-- START OF Supplied records --

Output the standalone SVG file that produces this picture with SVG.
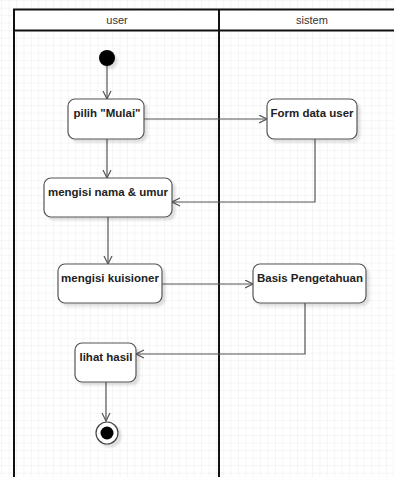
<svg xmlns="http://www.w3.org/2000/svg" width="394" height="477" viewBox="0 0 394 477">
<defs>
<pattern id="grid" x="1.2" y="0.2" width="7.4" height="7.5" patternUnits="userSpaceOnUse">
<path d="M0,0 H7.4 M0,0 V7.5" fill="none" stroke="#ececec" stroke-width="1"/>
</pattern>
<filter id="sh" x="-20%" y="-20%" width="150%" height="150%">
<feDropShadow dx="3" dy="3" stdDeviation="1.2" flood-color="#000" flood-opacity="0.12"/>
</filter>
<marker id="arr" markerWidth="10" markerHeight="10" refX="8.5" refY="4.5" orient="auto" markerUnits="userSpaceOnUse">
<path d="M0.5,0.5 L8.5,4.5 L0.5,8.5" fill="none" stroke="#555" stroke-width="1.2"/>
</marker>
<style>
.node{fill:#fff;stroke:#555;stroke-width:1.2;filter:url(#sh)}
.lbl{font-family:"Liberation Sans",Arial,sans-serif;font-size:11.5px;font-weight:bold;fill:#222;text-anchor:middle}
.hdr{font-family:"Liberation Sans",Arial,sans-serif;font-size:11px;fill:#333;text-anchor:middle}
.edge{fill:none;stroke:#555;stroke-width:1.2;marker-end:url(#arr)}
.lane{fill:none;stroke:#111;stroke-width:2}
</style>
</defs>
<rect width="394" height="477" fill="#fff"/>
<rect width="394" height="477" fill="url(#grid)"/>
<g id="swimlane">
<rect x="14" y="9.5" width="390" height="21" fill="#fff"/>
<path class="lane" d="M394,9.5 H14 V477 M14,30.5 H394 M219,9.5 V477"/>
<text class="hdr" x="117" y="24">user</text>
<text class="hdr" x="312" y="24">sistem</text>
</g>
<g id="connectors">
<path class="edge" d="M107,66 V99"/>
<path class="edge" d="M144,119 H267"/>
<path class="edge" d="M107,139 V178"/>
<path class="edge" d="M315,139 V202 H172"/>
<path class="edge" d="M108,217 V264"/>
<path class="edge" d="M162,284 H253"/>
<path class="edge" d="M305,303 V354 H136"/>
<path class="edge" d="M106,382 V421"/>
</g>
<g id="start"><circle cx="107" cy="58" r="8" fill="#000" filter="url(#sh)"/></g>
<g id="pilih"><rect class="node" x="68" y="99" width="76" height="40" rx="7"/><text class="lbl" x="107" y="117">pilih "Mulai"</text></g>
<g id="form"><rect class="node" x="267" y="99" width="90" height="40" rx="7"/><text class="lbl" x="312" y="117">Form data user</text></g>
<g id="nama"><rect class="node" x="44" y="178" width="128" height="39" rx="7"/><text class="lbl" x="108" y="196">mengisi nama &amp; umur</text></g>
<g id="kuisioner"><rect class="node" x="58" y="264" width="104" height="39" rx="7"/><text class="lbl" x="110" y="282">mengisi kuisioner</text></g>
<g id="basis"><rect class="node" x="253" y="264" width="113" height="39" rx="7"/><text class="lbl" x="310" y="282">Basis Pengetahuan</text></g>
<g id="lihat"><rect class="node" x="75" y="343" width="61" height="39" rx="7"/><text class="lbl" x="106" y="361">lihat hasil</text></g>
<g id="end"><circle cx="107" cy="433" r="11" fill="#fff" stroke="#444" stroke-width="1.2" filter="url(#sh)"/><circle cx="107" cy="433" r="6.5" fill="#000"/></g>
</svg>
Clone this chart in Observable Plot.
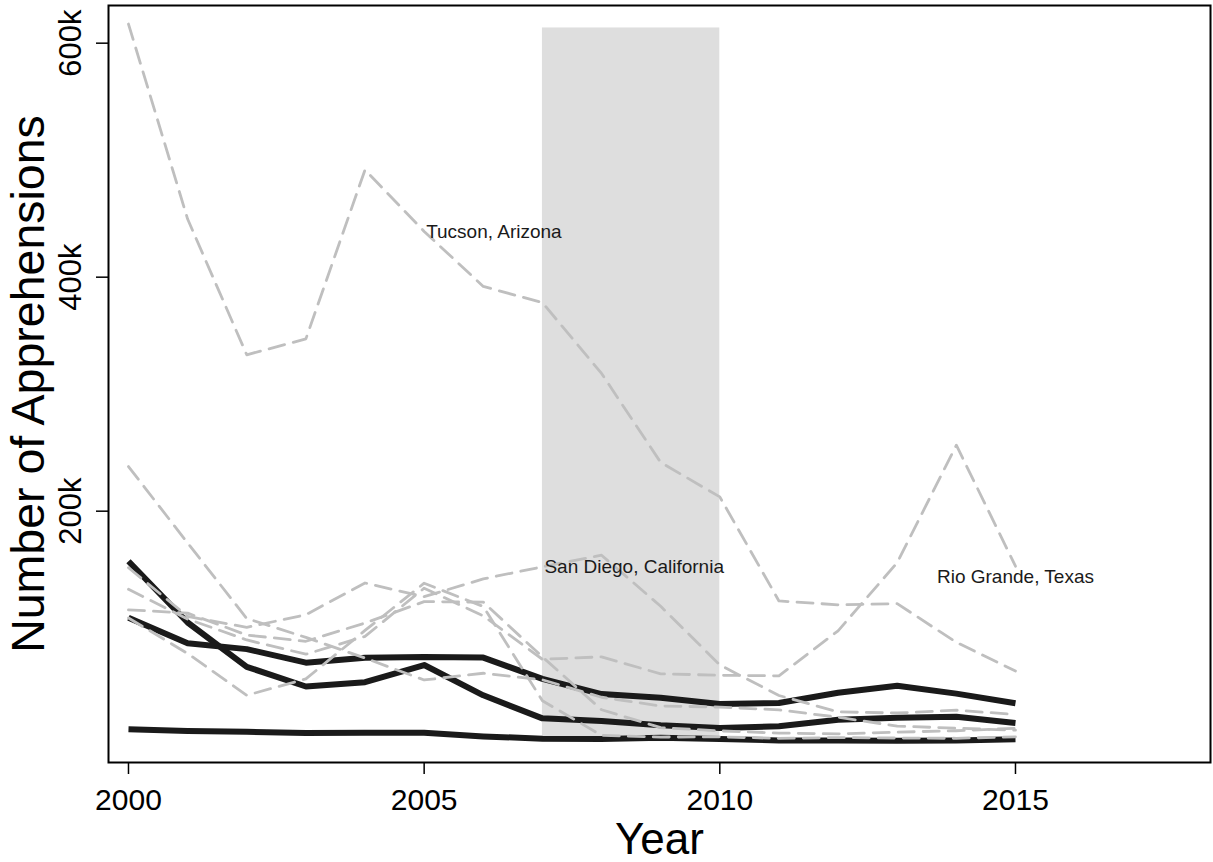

-- END OF Supplied records --

*Given exercise*.
Make an exact reproduction of the listing above, without any pictures.

*Output for this task*.
Output the standalone SVG file that produces this picture with SVG.
<svg xmlns="http://www.w3.org/2000/svg" width="394" height="477" viewBox="0 0 394 477">
<defs>
<pattern id="grid" x="1.2" y="0.2" width="7.4" height="7.5" patternUnits="userSpaceOnUse">
<path d="M0,0 H7.4 M0,0 V7.5" fill="none" stroke="#ececec" stroke-width="1"/>
</pattern>
<filter id="sh" x="-20%" y="-20%" width="150%" height="150%">
<feDropShadow dx="3" dy="3" stdDeviation="1.2" flood-color="#000" flood-opacity="0.12"/>
</filter>
<marker id="arr" markerWidth="10" markerHeight="10" refX="8.5" refY="4.5" orient="auto" markerUnits="userSpaceOnUse">
<path d="M0.5,0.5 L8.5,4.5 L0.5,8.5" fill="none" stroke="#555" stroke-width="1.2"/>
</marker>
<style>
.node{fill:#fff;stroke:#555;stroke-width:1.2;filter:url(#sh)}
.lbl{font-family:"Liberation Sans",Arial,sans-serif;font-size:11.5px;font-weight:bold;fill:#222;text-anchor:middle}
.hdr{font-family:"Liberation Sans",Arial,sans-serif;font-size:11px;fill:#333;text-anchor:middle}
.edge{fill:none;stroke:#555;stroke-width:1.2;marker-end:url(#arr)}
.lane{fill:none;stroke:#111;stroke-width:2}
</style>
</defs>
<rect width="394" height="477" fill="#fff"/>
<rect width="394" height="477" fill="url(#grid)"/>
<g id="swimlane">
<rect x="14" y="9.5" width="390" height="21" fill="#fff"/>
<path class="lane" d="M394,9.5 H14 V477 M14,30.5 H394 M219,9.5 V477"/>
<text class="hdr" x="117" y="24">user</text>
<text class="hdr" x="312" y="24">sistem</text>
</g>
<g id="connectors">
<path class="edge" d="M107,66 V99"/>
<path class="edge" d="M144,119 H267"/>
<path class="edge" d="M107,139 V178"/>
<path class="edge" d="M315,139 V202 H172"/>
<path class="edge" d="M108,217 V264"/>
<path class="edge" d="M162,284 H253"/>
<path class="edge" d="M305,303 V354 H136"/>
<path class="edge" d="M106,382 V421"/>
</g>
<g id="start"><circle cx="107" cy="58" r="8" fill="#000" filter="url(#sh)"/></g>
<g id="pilih"><rect class="node" x="68" y="99" width="76" height="40" rx="7"/><text class="lbl" x="107" y="117">pilih "Mulai"</text></g>
<g id="form"><rect class="node" x="267" y="99" width="90" height="40" rx="7"/><text class="lbl" x="312" y="117">Form data user</text></g>
<g id="nama"><rect class="node" x="44" y="178" width="128" height="39" rx="7"/><text class="lbl" x="108" y="196">mengisi nama &amp; umur</text></g>
<g id="kuisioner"><rect class="node" x="58" y="264" width="104" height="39" rx="7"/><text class="lbl" x="110" y="282">mengisi kuisioner</text></g>
<g id="basis"><rect class="node" x="253" y="264" width="113" height="39" rx="7"/><text class="lbl" x="310" y="282">Basis Pengetahuan</text></g>
<g id="lihat"><rect class="node" x="75" y="343" width="61" height="39" rx="7"/><text class="lbl" x="106" y="361">lihat hasil</text></g>
<g id="end"><circle cx="107" cy="433" r="11" fill="#fff" stroke="#444" stroke-width="1.2" filter="url(#sh)"/><circle cx="107" cy="433" r="6.5" fill="#000"/></g>
</svg>
Clone this chart in Observable Plot.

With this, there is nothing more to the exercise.